Die selbstverwalteten Teams kümmern sich um ihre Kund:innen mit dem Ziel, diese stärker und unabhängiger zu machen. Sie bieten eine ganzheitliche Betreuung, die das gesamte Versorgungsspektrum von der medizinischen Behandlung und Pflege bis hin zu unterstützenden Leistungen umfasst und versucht, das eigene soziale Netzwerk des Klienten zu mobilisieren und einzubeziehen. Die Pflegefachkräfte arbeiten eng mit Hausärzten und anderen kommunalen Gesundheitsdienstleistern zusammen.2
Bei Buurtzorg bilden bis zu zwölf Pflegekräfte ein Team und sind eine selbstverwaltete Einheit, die von einem Regionalcoach angeleitet und unterstützt wird. Bei "Pflege ganz aktiv" gibt es ebenfalls mehr Selbstverwaltung in kleineren Teams, die einer Pflegedienstleitung zugeordnet sind. Diese hat viele organisatorische Aufgaben an die Kleinteams delegiert und übernimmt stärker qualitätssichernde Aufgaben. Die Buurtzorg-Pflegekräfte werden durch digitale Infrastruktur unterstützt, die speziell für sie entwickelt wurde. "Small back office" ist das Prinzip der kostengünstigen Verwaltung. Dies ist nur möglich, da nur ein pauschaler Tarif, das heißt eine Stundenvergütung, für einen Besuch verwendet und digitalisiert abgerechnet wird. Administrative Abläufe sind auf ein absolutes Minimum beschränkt.

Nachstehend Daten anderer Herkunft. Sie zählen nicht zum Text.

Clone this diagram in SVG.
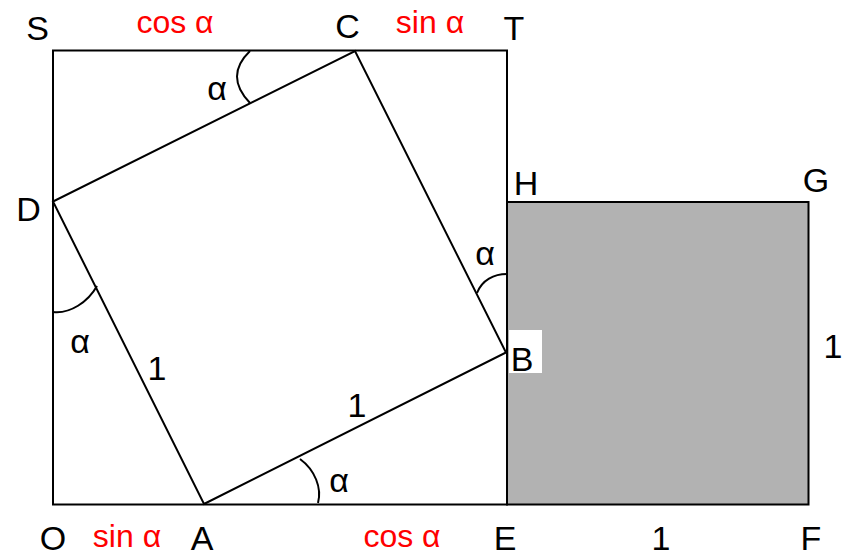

Viele in der ambulanten Pflege in Deutschland Tätige bedauern die Konsequenzen des Herunterbrechens der Pflege in der häuslichen Versorgung in Leistungskomplexe. Dadurch gerate aus dem Blick, dass Pflege mehr sei als nur das Ausführen vertraglich vereinbarter Einzelleistungen. Dabei spürten Pflegende, dass eine Neubesinnung auf das, was Pflege wirklich ausmacht, dringend erforderlich sei.
1. Kreitzer, M. J.; Monsen, K. A.; Nandram, S. S.; De Blok, J.: Buurtzorg Nederland: A global model of social innovation, change and whole systems healing. In: Global Advances in Health and Medicine, 4, (1) 2015, S. 40-44.
2. Ernst & Young: Maatschaappelijke business case Buurtzorg. Reportby Ernest & Young, 2009.
3. KPMG: The Added Value of Buurtzorg Relative to Other Providers of Home Care: A Quantitative Analysis of Home Care in the Netherlands in 2013. Januar 2015.